Sunday, November 27, 2011

AT THE OTHER END OF THE STREET

The above was the prompt in our class a few weeks ago. My piece went like this:


At the end of the street was a narrow alleyway. We were not allowed there as children. Most adults didn't go there and none wanted to be seen in the vicinities. Some did venture behind the formerly white cement wall now rendered ochre by the flying dust from the unpaved road nearby.

They were men. Oftentimes, they went there at night but sometimes they did in bright daylight. They all acted the same way. They'd appear to wander past the compound, with no mind to the dusty walls and what bellies behind it. But you could always tell by the way they casted furtive glances to their surroundings. Then they'd suddenly turn into the gateless courtyard through a small entrance.

I knew it. I saw them. Like most children I watched the comings and goings of those men and I giggled. My mom hated them. She said that they needed to learn to control their pants. I wasn't sure what she meant but I think I knew. The mini skirts behind the mysterious dusty wall were telling.

Saturday, November 5, 2011

Male Ear Piercing in Africa

A woman without ear piercing doesn't exist in my culture. Perhaps I need to be less categorical. Members of my ethnic group, the Soninke, have spread to far reaching corners of the world. I have cousins in Szechuan China, Sydney Australia and God knows where. I heard of a relative in Norway. I wonder how he survives; our roots are in the sweltering Sahel Desert and it's hard enough for me to survive the "play-winter" in North Carolina.

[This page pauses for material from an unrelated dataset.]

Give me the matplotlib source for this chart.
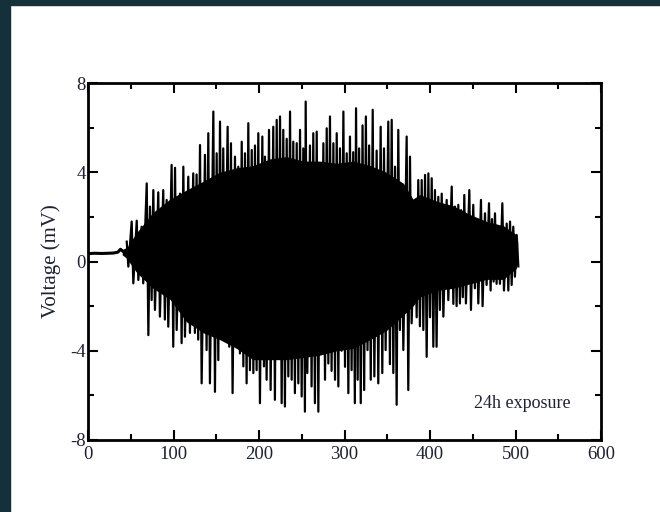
import numpy as np
import matplotlib.pyplot as plt
from matplotlib.patches import Rectangle
from matplotlib.ticker import MultipleLocator

plt.rcParams['font.family'] = ['Liberation Serif', 'DejaVu Serif']
plt.rcParams['axes.unicode_minus'] = False

# flat pre-signal baseline (time, mV)
base_t = [0, 8, 16, 24, 30, 35, 38, 41, 44]
base_v = [0.35, 0.37, 0.36, 0.37, 0.38, 0.42, 0.55, 0.45, 0.5]

# solid core of the burst envelope
core_t = [40, 45, 57, 76, 96, 115, 135, 154, 174, 193, 213, 232, 252, 271, 291,
          310, 330, 349, 369, 380, 388, 408, 427, 447, 466, 486, 501, 502.5]
core_hi = [0.5, 0.6, 1.3, 2.2, 2.8, 3.2, 3.6, 4.0, 4.2, 4.3, 4.6, 4.7, 4.5, 4.5,
           4.4, 4.5, 4.3, 4.0, 3.5, 2.8, 3.0, 2.7, 2.5, 2.1, 1.8, 1.6, 1.2, 0.9]
core_lo = [0.3, 0.15, -0.5, -1.2, -1.7, -2.7, -3.2, -3.5, -3.9, -4.4, -4.4,
           -4.4, -4.3, -4.2, -4.0, -3.9, -3.5, -3.1, -2.4, -2.0, -1.6, -1.3,
           -1.2, -1.0, -0.8, -0.8, -0.3, 0.0]

# individual oscillation peaks: time, positive peak, negative peak
peak_t = [45.3, 51.1, 57.0, 62.7, 68.7, 72.5, 76.4, 82.2, 88.0, 92.0, 97.8,
          101.8, 107.6, 111.5, 117.3, 123.1, 127.0, 131.0, 136.8, 140.7,
          146.6, 150.5, 154.4, 158.2, 163.3, 167.2, 171.9, 175.8, 179.8, 183.6,
          187.5, 191.5, 195.3, 199.2, 203.9, 207.0, 211.7, 216.7, 220.7, 224.6,
          228.4, 232.4, 236.3, 240.1, 244.1, 248.0, 251.8, 254.6, 259.6, 263.5,
          267.5, 271.4, 275.3, 279.2, 283.0, 287.0, 290.9, 294.7, 298.7, 302.6,
          306.4, 310.2, 313.5, 317.1, 321.1, 325.0, 328.8, 333.0, 337.6, 342.3,
          346.2, 351.2, 355.2, 359.1, 362.9, 366.9, 372.7, 376.6, 382.5, 386.3,
          390.3, 394.2, 398.1, 402.0, 405.8, 409.7, 413.7, 419.5, 425.4, 429.2,
          433.1, 436.5, 440.1, 446.0, 450.6, 454.6, 459.6, 464.3, 469.0, 472.5,
          476.0, 479.9, 484.6, 489.7, 493.6, 497.4, 501.4]
peak_hi = [0.89, 1.79, 1.83, 1.56, 3.5, 2.46, 3.2, 3.1, 3.2, 2.76, 4.33,
           4.2, 3.04, 4.25, 3.8, 3.95, 3.9, 5.22, 4.78, 5.75,
           6.72, 4.85, 6.27, 5.07, 6.04, 5.3, 4.7, 4.25, 5.37, 4.85,
           6.2, 5.0, 5.2, 5.75, 5.6, 4.7, 5.9, 6.04, 6.35, 6.5,
           5.9, 5.5, 6.72, 5.37, 5.3, 5.9, 5.07, 7.17, 5.2, 5.75,
           5.82, 4.25, 5.3, 5.97, 6.5, 5.3, 5.75, 5.07, 6.72, 4.85,
           5.6, 4.9, 6.87, 5.07, 6.1, 6.5, 5.2, 6.8, 4.97, 6.04,
           5.07, 6.27, 6.35, 4.25, 5.9, 3.06, 5.6, 4.7, 2.6, 3.65,
           3.65, 3.88, 3.95, 3.73, 3.2, 2.9, 3.04, 2.76, 3.36, 2.46,
           2.54, 2.3, 2.98, 3.2, 2.54, 1.83, 2.76, 2.16, 2.61, 1.9,
           2.16, 1.56, 2.61, 1.7, 1.79, 1.56, 1.19]
peak_lo = [-0.23, -0.98, -0.83, -0.98, -3.3, -1.73, -2.17, -2.47, -2.6, -2.92, -3.82,
           -3.07, -3.66, -3.37, -3.2, -3.2, -3.5, -5.46, -3.97, -5.46,
           -5.84, -4.42, -3.37, -3.07, -3.82, -5.9, -3.66, -4.12, -4.7, -5.46,
           -4.87, -5.0, -4.87, -6.35, -4.7, -5.3, -5.76, -6.2, -4.27, -6.35,
           -6.5, -5.15, -5.3, -5.9, -5.46, -6.05, -6.73, -5.0, -5.6, -6.35,
           -6.73, -3.82, -5.3, -4.57, -4.9, -5.3, -5.6, -4.0, -4.72, -5.9,
           -4.87, -6.35, -5.3, -6.35, -5.76, -3.97, -5.3, -5.15, -5.46, -5.0,
           -3.97, -4.6, -5.0, -6.42, -3.07, -3.97, -5.76, -2.77, -2.5, -2.9,
           -3.07, -4.27, -2.5, -3.82, -3.82, -2.17, -2.47, -1.73, -1.9, -2.0,
           -1.88, -1.6, -1.88, -2.17, -1.2, -1.88, -2.0, -1.05, -1.3, -0.9,
           -1.0, -1.0, -1.3, -1.3, -1.05, -0.68, -0.22]

fig = plt.figure(figsize=(6.6, 5.12), dpi=100)
fig.patches.append(Rectangle((0, 1 - 5 / 512), 1, 5 / 512, transform=fig.transFigure,
                             color='#14303a', zorder=0))
fig.patches.append(Rectangle((0, 0), 10 / 660, 1, transform=fig.transFigure,
                             color='#14303a', zorder=0))

ax = fig.add_axes([88 / 660, 1 - 440 / 512, (601 - 88) / 660, (440 - 83) / 512])

ax.plot(base_t, base_v, color='black', lw=2.2)
ax.fill_between(core_t, core_lo, core_hi, color='black', lw=0)

# oscillation strokes through the peaks
zz_t, zz_v = [], []
for t, hi, lo in zip(peak_t, peak_hi, peak_lo):
    zz_t += [t, t + 1.9]
    zz_v += [hi, lo]
ax.plot(zz_t, zz_v, color='black', lw=1.6)

ax.set_xlim(0, 600)
ax.set_ylim(-8, 8)
ax.xaxis.set_major_locator(MultipleLocator(100))
ax.xaxis.set_minor_locator(MultipleLocator(50))
ax.yaxis.set_major_locator(MultipleLocator(4))
ax.yaxis.set_minor_locator(MultipleLocator(2))
ax.tick_params(which='both', direction='in', top=True, right=True, width=1.5,
               labelsize=13.5, labelcolor='#1e2233')
ax.tick_params(which='major', length=7.5)
ax.tick_params(which='minor', length=4)
ax.tick_params(axis='x', pad=4)
ax.tick_params(axis='y', pad=1.5)
for s in ax.spines.values():
    s.set_linewidth(2)

ax.set_ylabel('Voltage (mV)', fontsize=15, color='#1e2233', labelpad=7)
ax.text(508, -6.35, '24h exposure', fontsize=13, color='#1e2233',
        ha='center', va='center')

fig.savefig('out.png', dpi=100)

Back to our subject, ear piercing is a must for women in my culture. By their seventh day of life, every little girl takes a trip to the mean lady who runs needles through their fleshy lobes  and the ones of rare little boys too.

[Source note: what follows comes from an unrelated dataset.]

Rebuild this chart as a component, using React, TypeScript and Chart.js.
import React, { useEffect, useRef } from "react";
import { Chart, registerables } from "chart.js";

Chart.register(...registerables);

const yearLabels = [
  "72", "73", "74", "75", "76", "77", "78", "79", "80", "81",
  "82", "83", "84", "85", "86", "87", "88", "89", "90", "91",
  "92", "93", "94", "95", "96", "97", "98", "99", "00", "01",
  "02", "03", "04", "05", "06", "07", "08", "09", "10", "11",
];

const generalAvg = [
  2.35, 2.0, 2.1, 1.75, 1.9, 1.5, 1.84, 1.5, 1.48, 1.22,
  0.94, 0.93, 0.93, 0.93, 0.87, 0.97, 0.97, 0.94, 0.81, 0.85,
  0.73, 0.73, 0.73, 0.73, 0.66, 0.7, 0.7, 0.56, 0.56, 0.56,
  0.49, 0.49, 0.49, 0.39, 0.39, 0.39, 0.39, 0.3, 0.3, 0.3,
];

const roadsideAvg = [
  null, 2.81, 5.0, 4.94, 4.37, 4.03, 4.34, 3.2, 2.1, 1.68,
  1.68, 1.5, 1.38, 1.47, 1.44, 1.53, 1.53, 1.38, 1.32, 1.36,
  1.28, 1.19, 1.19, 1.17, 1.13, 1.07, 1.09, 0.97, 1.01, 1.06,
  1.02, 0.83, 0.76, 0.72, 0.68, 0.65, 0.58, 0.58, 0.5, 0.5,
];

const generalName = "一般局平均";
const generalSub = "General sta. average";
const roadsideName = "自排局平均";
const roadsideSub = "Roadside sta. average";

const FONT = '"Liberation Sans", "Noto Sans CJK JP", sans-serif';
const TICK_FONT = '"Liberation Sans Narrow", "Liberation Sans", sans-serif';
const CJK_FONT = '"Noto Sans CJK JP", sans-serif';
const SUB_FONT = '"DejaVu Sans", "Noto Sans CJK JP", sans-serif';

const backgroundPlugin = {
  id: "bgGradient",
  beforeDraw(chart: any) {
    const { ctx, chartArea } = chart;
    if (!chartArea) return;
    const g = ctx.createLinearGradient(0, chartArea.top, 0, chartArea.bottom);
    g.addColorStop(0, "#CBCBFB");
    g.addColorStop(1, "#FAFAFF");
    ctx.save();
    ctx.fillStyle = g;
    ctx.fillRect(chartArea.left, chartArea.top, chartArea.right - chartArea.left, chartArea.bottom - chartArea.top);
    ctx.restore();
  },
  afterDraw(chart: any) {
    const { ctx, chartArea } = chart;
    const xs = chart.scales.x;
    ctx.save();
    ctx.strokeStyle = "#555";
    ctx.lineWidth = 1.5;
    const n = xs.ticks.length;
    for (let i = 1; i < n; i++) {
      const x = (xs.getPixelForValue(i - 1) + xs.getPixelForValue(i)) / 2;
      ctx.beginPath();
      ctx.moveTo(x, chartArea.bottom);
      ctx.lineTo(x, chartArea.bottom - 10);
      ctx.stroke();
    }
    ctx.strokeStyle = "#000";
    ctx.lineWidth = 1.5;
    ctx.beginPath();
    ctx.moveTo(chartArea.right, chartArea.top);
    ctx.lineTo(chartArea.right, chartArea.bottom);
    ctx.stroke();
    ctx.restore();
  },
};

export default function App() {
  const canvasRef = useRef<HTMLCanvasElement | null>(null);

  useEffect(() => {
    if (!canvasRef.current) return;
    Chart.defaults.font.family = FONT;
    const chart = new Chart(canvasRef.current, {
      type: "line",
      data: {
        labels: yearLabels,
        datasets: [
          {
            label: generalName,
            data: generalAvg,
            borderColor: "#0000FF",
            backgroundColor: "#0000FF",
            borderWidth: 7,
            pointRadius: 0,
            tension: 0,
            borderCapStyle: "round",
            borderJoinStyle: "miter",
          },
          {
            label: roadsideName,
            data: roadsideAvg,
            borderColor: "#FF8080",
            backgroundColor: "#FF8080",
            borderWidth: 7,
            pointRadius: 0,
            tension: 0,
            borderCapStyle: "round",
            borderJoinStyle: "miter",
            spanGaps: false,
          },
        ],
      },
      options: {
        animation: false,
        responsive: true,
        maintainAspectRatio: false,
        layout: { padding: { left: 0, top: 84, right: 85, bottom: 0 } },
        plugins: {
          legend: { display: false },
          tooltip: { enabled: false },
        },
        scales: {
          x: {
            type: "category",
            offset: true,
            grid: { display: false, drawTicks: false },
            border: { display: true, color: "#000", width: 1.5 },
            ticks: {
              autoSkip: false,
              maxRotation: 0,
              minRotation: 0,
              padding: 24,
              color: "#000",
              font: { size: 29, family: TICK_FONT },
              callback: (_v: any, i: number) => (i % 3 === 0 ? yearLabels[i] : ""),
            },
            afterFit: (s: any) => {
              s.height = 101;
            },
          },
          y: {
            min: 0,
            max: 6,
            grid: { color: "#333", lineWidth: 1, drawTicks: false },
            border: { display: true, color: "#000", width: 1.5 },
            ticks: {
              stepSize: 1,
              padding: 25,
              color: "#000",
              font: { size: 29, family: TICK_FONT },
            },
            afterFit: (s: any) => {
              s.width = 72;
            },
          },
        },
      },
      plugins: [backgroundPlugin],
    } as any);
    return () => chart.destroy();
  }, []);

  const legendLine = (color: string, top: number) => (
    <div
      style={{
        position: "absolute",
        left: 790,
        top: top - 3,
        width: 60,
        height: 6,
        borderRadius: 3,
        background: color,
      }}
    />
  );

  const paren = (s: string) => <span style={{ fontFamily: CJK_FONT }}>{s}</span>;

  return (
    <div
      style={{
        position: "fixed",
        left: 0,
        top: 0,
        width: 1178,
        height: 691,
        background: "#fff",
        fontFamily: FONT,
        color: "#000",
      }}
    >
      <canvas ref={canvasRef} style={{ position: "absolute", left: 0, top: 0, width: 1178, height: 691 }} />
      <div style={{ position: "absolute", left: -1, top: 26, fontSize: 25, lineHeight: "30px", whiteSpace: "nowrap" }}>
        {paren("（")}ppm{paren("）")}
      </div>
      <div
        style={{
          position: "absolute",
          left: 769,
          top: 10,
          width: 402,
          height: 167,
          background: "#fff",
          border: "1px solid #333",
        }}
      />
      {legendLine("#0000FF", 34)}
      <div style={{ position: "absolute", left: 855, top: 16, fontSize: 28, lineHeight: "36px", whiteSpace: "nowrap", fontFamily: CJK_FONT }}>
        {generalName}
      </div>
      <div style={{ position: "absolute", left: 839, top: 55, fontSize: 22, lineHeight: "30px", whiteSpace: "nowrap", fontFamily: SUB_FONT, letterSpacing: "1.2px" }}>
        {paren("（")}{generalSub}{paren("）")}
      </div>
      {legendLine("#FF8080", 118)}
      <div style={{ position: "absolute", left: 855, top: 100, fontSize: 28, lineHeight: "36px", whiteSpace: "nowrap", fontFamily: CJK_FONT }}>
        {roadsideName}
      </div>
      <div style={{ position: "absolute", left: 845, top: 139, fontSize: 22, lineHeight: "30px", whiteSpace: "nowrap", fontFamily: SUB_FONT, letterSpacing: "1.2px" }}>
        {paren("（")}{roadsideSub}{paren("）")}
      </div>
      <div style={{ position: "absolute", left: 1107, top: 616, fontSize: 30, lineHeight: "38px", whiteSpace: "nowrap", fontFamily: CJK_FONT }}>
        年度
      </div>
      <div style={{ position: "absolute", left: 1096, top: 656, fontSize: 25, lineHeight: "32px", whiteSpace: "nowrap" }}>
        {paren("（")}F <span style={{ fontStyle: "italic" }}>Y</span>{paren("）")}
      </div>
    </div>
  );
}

So yes, I lied to fend off repeated request from one of my sons. I told him piercings are forbidden for boys in our culture. He knows the truth now and understands it. Boys' piercings have special meanings and are generally a single hole to one ear. They do not wear a ring in it.

The only pierced man in my family was my father's oldest brother. Sometime during early childhood, he was said to have been struck by a deadly disease. His ear was pierced as a ritual to cast maleficent spirits away. He lived well into his eighties sporting a pierced right lobe envied by the males in our family's younger generations.

Male piercing for most ethnic groups in West Africa is a sort of talisman performed only in critical situations to avert evil and sometimes to attract good fortune. It's never for looks!!!